Shipyards are very tribal in how they operate…so I’m not surprised it took them a while to get there.
But there’s also the fact that machining extremely large irregularly shaped objects made of unforgiving materials to very precise tolerances are basically opposing requirements.
The other point related to shipyard workforce quality is…if you want better workers, pay more. Or build a glut in the labor pool of skilled laborers. The shipyards aren’t incentivized to go better/faster on their own via fixed price contracts. Which may sound totally insane and counter to how fixed price works in theory land…but that’s pretty much how that goes more often than it should.

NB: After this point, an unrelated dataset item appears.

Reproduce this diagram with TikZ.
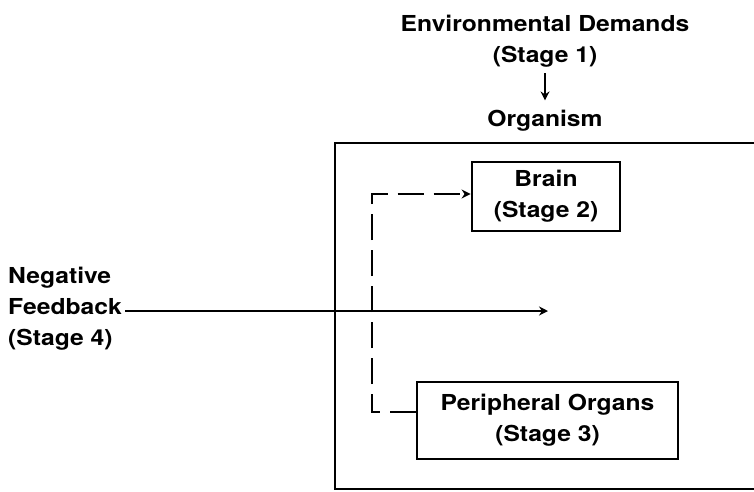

We were technologically capable of adapting the Heny Ford assembly process well before the VA class submarine. What prompted the change was the fall of the Soviet Union and political pressure inside the beltway in the 1990s whereupon policy makers kept asking "why do we need submarines?" instead of writing the Navy blank checks to combat the Russian boogeyman. Along with that, policymakers railed against the Seawolf's design requirements to be able to unilaterally defeat a CSG in a blue-water engagement as wasteful because haha who else operates CSGs besides the USN? The output was a cheaper platform infused mostly with intel community design requirements that sacrificed ASUW capability for INT, especially because the engineers royally fucked up the propulsion efficiency curves.
Again, oops.
So we just self-flagellate over the analogue of trying to defeat a company sized element with a 6-shot revolver and a bandolier of 50 extra bullets.
As for workforce quality - yep, shipyards were paying what is now sub minimum wage just a few years ago for journeyman level craftsmen. The poor wages and spartan working conditions were captured in this riveting documentary about how a shipyard bubba worked hard to send his son to
the federal boxing academy USNA.
But in the meantime, the average idle time for a sub undergoing a depot level maintenance period is 225 days. Of course, this doesn't account for all the shoddy patch-jobs they sweep under the rug to let the crew fix in a pierside maintenance period to get the boat out 'on time' (meaning, they meet the date that was already pushed back 3 times), because that doesn't actually exist anywhere on paper. And this practice of buttoning up broken shit to meet already overdue deadlines isn't unique to submarines.
Also, did you know that if you had a master's degree or PhD in clinical psychology, that the Navy will pay you up to $48,000 a year to provide mental health treatment to sailors?
Yes, I used some hyperbole, mostly for humor. But apparently that was lost on some overly sensitive people.